As we look ahead to Advent we contemplate the words of the prophet Isaiah:Therefore, the Lord himself will give you a sign: The virgin will conceive and give birth to a son, and will call him Immanuel (Isaiah 7:14). The birth of Jesus is the sign we await each year. During Advent we prepare for the birth of our Immanuel. We ready ourselves to experience the coming of Jesus. The challenge is to not let the present slip by. Waiting often causes us to fail to notice what is truly real; the ‘now’.

FAITHFUL RESPONSE

Advent begins with the Annunciation (Luke 1:26-38) which is the first action in fulfilling Isiah’s prophecy. The Gospel tells of how the angel Gabrielle was sent to reveal to Mary God’s plan. Her faithful response brings about her pregnancy. Pregnancy for all women is marked by excitement of what is to come and fear of what may go wrong. For nine months Mary waited for the safe arrival of Jesus. Her pregnancy was miraculous, and the safe birth Divinely assured. But I wonder how she waited for the coming of her child.

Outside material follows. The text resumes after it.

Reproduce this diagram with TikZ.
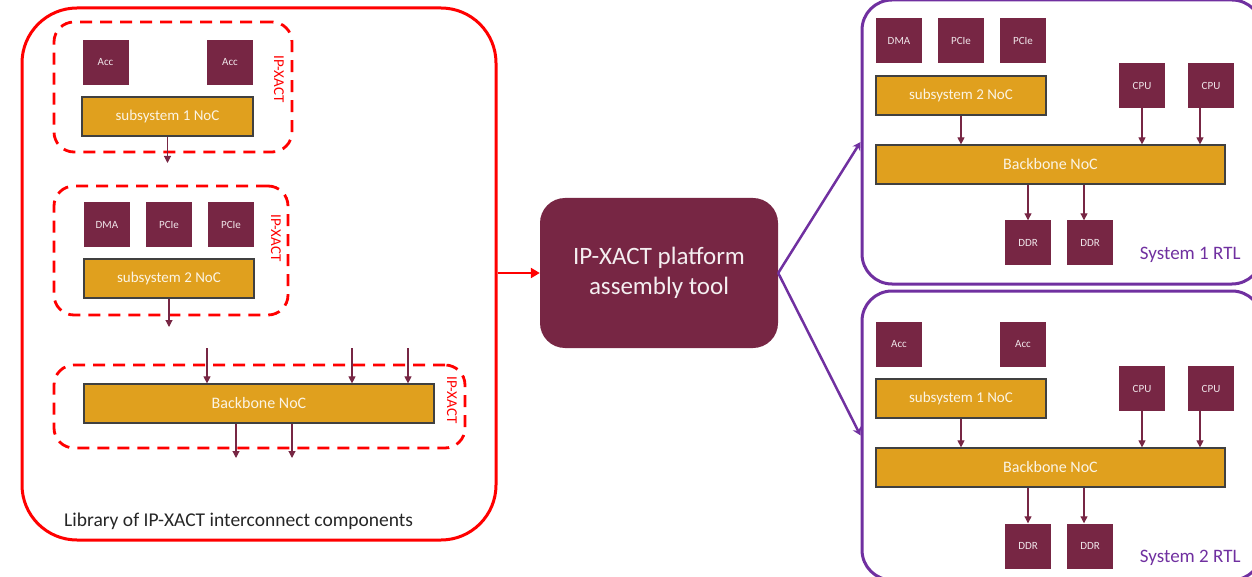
\documentclass[tikz,border=0pt]{standalone}
\usepackage{fontspec}
\setmainfont{Carlito}
\usetikzlibrary{arrows.meta}
\definecolor{wine}{HTML}{772644}
\definecolor{nocgold}{HTML}{E0A01E}
\definecolor{sysline}{HTML}{7030A0}
\definecolor{libred}{HTML}{FF0000}
\newcommand{\fs}[1]{\fontsize{#1}{#1}\selectfont}

\begin{document}
\begin{tikzpicture}[x=1pt,y=-1pt,
    ip/.style={fill=wine,text=white!88!wine,minimum width=46pt,minimum height=45pt,inner sep=0pt,font=\fs{11}},
    noc/.style={fill=nocgold,draw=black!75,line width=1.2pt,minimum height=39pt,inner sep=0pt,text=white!88!nocgold,font=\fs{15}},
    ipxact/.style={draw=libred,line width=2.8pt,dash pattern=on 12pt off 8pt,rounded corners=20pt,inner sep=0pt},
    tag/.style={text=libred,rotate=-90,font=\fs{15},inner sep=0pt},
    link/.style={draw=wine,line width=1.1pt,-{Triangle[width=7pt,length=7pt]}},
    sysframe/.style={draw=sysline,line width=3pt,rounded corners=30pt,inner sep=0pt},
    sysarrow/.style={draw=sysline,line width=2.5pt,-{Stealth[width=9pt,length=8pt]}}]
    \clip (0,0) rectangle (1252,577);

    % library of components
    \node[draw=libred,line width=3pt,rounded corners=55pt,minimum width=474pt,minimum height=532pt] (lib) at (259,274) {};
    \node[anchor=west,inner sep=0pt,text=black!85,font=\fs{19.5}] (libtxt) at (64,521) {Library of IP-XACT interconnect components};

    \node[ipxact,minimum width=238pt,minimum height=130pt] (frA) at (173,87) {};
    \node[ip] (accA) at (105.5,62.5) {Acc};
    \node[ip] (accB) at (230,62.5) {Acc};
    \node[noc,minimum width=171pt] (subA) at (167.5,116.5) {subsystem 1 NoC};
    \node[tag] (tagA) at (279,79) {IP-XACT};
    \coordinate (subAout) at (167.5,163);
    \draw[link] (subA.south) -- (subAout);

    \node[ipxact,minimum width=234pt,minimum height=129pt] (frB) at (171,250.5) {};
    \node[ip] (dmaA) at (107,224.5) {DMA};
    \node[ip] (pcieA) at (169,224.5) {PCIe};
    \node[ip] (pcieB) at (231,224.5) {PCIe};
    \node[noc,minimum width=170pt] (subB) at (169,278.5) {subsystem 2 NoC};
    \node[tag] (tagB) at (276,238) {IP-XACT};
    \coordinate (subBout) at (169,327);
    \draw[link] (subB.south) -- (subBout);

    \node[ipxact,minimum width=411pt,minimum height=83pt] (frC) at (259.5,406.5) {};
    \node[noc,minimum width=350pt,font=\fs{16}] (bbL) at (259,403.5) {Backbone NoC};
    \node[tag] (tagC) at (452,400) {IP-XACT};
    \foreach \x/\n in {207/1,352/2,408/3}{
        \coordinate (in\n) at (\x,348);
        \draw[link] (in\n) -- (in\n |- bbL.north);
    }
    \foreach \x/\n in {236/1,292/2}{
        \coordinate (out\n) at (\x,458);
        \draw[link] (out\n |- bbL.south) -- (out\n);
    }

    % assembly tool
    \node[fill=wine,rounded corners=25pt,minimum width=238pt,minimum height=150pt,text=white!92!wine,
        font=\fontsize{25}{30}\selectfont,align=center] (tool) at (659,273) {\raisebox{-3pt}{IP-XACT platform}\\\raisebox{-3pt}{assembly tool}};
    \draw[libred,line width=2.5pt,-{Triangle[width=10pt,length=9pt]}] (lib.east |- tool.west) -- (tool.west);

    % generated systems
    \node[sysframe,minimum width=400pt,minimum height=284pt] (sysA) at (1062,142) {};
    \node[sysframe,minimum width=400pt,minimum height=289pt] (sysB) at (1062,435.5) {};
    \draw[sysarrow] (tool.east) -- (sysA.west);
    \draw[sysarrow] (tool.east) -- (sysB.west);

    \node[ip] (dmaS) at (899,40.5) {DMA};
    \node[ip] (pcieS1) at (961,40.5) {PCIe};
    \node[ip] (pcieS2) at (1023,40.5) {PCIe};
    \node[ip] (accS1) at (899,344.5) {Acc};
    \node[ip] (accS2) at (1023,344.5) {Acc};

    \foreach \s/\dy/\k/\t in {A/0/2/1,B/303/1/2}{
        \node[noc,minimum width=170pt] (sub\s) at (961,95.5+\dy) {subsystem \k\ NoC};
        \node[ip] (cpu\s1) at (1142,85.5+\dy) {CPU};
        \node[ip] (cpu\s2) at (1211,85.5+\dy) {CPU};
        \node[noc,minimum width=349pt,font=\fs{16}] (bb\s) at (1050.5,164.5+\dy) {Backbone NoC};
        \node[ip] (ddr\s1) at (1028,243+\dy) {DDR};
        \node[ip] (ddr\s2) at (1090,243+\dy) {DDR};
        \node[anchor=east,text=sysline,font=\fs{19}] (name\s) at (1244,255+\dy) {System \t\ RTL};
        \draw[link] (sub\s.south) -- (sub\s.south |- bb\s.north);
        \draw[link] (cpu\s1.south) -- (cpu\s1.south |- bb\s.north);
        \draw[link] ([xshift=-11pt]cpu\s2.south) -- ([xshift=-11pt]cpu\s2.south |- bb\s.north);
        \draw[link] (ddr\s1.north |- bb\s.south) -- (ddr\s1.north);
        \draw[link] ([xshift=-6pt]ddr\s2.north |- bb\s.south) -- ([xshift=-6pt]ddr\s2.north);
    }
\end{tikzpicture}
\end{document}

I wonder how she viewed the experiences of the pregnancy and the last-minute travel to Bethlehem. Did she endure by focusing on the promised outcome or did she focus on each moment as they came? When I contemplate Mary during her pregnancy I like to think that she possessed great wisdom and patience, and that she enjoyed each moment.

LESSONS FROM MARY'S ATTITUDE

What we can read about this time tells us that she was patient and faithful. She allowed God to work through and with her to create a child. We can learn a lot about how we can truly enjoy the coming Season by considering Mary’s response to the pregnancy. When we enter into a single month of waiting we often focus on Christmas Day and tick off all the tasks and events that lead up to that day. When Mary entered into nine months of waiting she seems to have had a more holistic approach to both the goal and the present moment.

Advent is about so much more than Christmas Day and the birth of Jesus. Advent is about experiencing the joy of waiting. Each year we wait again for the coming of Jesus and much of the joy is found in the anticipation.

CULTIVATE PATIENCE

Waiting of course is difficult. Patience is not a skill our society seeks to develop in its members. Patience is often only referred to when we need to be polite. Patience is not a virtue associated with success. Successful people are people of action. Patience requires one to hold back and experience what is present. Patience in-fact is the perfect philosophical experience of what is post-modern. Patience requires one to live in the ‘now’.

Advent can inspire us to enter into this interesting viewpoint. We can become more whole by entering into the moment as we joyfully await what is to come. Such a challenging task requires some preparation. We need to contemplate what we might do and how we might achieve this approach.

St Ignatius would suggest that the best way to achieve patience and develop a habit of waiting joyfully would be to linger in the present. Soak up everything the present moment offers. Notice the beauty in the simple aspects. Everything is beautiful and able to offer an experience of God. By lingering in the present moment we are better able to perceive what is; rather a that what was or might be.

BEAUTY IS ALL AROUND

Beauty is not extraordinary or exceptional in itself. Beauty is all around us in every way. Often, however, we are so caught up in the future or the past that we miss the beauty of every moment. When we wait patiently and linger in the present we see with clarity the extravagant abundance of beauty around us.

As the academic year draws to a conclusion and Advent begins, pause for a moment and consider how you might best approach the coming joyous season. What are you waiting for and how best might you enter into and draw profit from the experience of waiting? How will you ‘wait’ over the next weeks? What do you hope to gain from the season of Advent? Can lingering in the present offer you the gift of Christmas Day right now? In being attentive to the ‘now’ how might beauty be revealed in new and extraordinary ways?

I wish you well as you contemplate these thoughts and the joyful waiting found in the end of the school year and the season of Advent.